**What is being asked**. Look through the material and copy each line holding "matplotlib".

**Materials provided**.
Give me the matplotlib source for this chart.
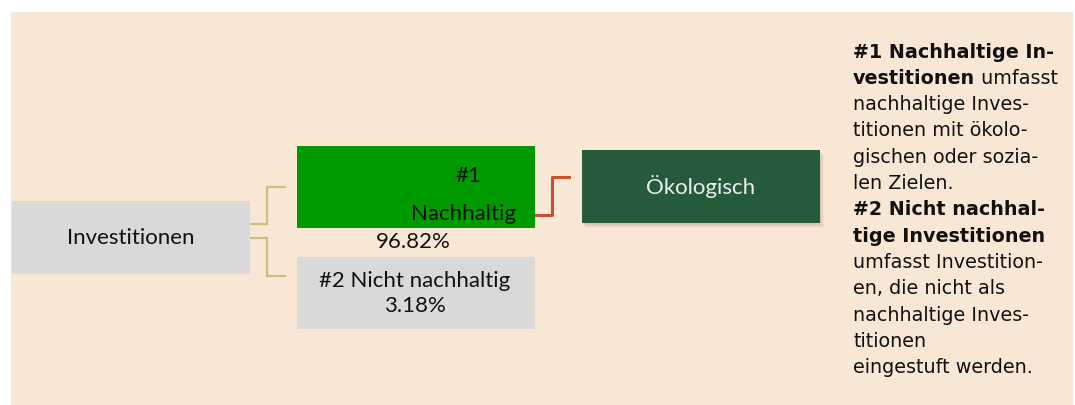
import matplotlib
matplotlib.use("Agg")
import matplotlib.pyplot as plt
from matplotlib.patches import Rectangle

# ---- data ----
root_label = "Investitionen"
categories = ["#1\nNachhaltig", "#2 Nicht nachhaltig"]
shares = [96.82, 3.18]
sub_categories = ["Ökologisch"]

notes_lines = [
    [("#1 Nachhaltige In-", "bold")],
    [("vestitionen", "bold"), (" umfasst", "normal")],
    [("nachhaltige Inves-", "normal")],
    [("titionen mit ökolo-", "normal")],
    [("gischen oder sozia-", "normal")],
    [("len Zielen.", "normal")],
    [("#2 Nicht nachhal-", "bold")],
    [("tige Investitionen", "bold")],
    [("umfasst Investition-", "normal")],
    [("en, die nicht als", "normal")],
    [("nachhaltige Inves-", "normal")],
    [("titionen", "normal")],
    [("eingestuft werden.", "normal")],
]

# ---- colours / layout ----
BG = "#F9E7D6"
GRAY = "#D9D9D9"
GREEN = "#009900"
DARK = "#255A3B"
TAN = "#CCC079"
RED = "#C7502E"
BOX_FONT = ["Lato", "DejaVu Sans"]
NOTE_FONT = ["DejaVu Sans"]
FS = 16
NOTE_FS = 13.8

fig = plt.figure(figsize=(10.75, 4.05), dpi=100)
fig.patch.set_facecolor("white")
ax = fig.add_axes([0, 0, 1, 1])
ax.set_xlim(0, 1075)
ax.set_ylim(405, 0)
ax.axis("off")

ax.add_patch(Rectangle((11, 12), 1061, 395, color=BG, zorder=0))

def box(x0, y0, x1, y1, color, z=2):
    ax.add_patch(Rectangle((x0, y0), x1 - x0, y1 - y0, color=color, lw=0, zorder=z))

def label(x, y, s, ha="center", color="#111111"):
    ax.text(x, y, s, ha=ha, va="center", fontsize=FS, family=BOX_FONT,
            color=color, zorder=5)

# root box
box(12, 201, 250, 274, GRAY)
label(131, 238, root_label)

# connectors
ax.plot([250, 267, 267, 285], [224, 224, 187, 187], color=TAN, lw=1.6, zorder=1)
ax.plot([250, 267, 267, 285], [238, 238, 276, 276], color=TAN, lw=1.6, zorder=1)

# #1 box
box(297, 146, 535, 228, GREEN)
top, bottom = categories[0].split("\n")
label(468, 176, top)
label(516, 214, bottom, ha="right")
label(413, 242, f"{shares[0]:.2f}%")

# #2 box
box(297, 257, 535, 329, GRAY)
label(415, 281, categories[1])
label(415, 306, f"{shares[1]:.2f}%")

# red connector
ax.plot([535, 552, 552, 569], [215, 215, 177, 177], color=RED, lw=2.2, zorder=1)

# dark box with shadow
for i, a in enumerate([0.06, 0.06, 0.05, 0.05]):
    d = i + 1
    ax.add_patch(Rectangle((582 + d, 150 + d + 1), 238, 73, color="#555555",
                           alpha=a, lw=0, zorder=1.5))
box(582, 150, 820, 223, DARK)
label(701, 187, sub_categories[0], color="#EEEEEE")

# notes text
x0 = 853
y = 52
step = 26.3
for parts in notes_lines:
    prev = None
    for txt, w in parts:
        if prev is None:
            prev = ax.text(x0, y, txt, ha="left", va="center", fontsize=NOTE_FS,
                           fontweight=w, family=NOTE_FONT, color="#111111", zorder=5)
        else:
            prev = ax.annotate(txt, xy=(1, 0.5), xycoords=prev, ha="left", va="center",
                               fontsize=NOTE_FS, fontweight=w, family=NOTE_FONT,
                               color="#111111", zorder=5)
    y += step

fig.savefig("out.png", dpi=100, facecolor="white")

==

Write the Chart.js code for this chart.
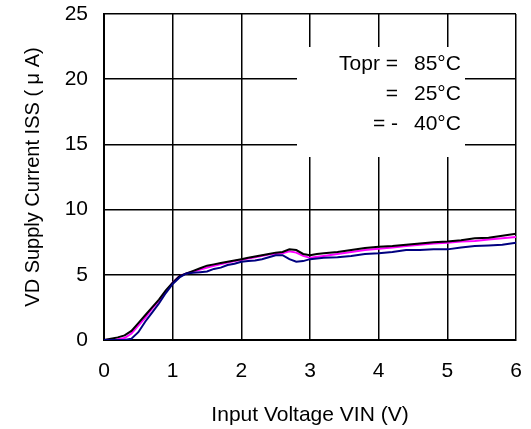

==

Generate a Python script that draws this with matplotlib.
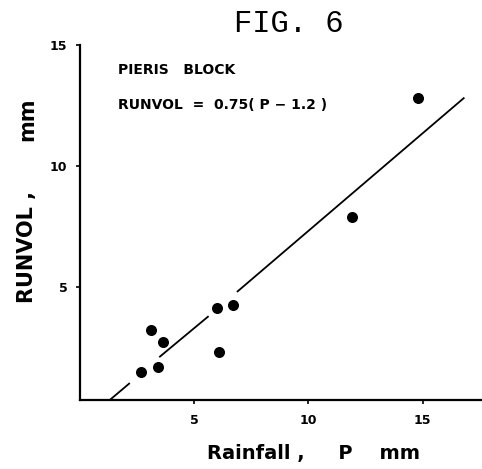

**Reply to the task**.
Give me the matplotlib source for this chart.
import matplotlib
matplotlib.use("Agg")
import matplotlib.pyplot as plt
from matplotlib.patches import Rectangle
Generate a Python script that draws this with matplotlib.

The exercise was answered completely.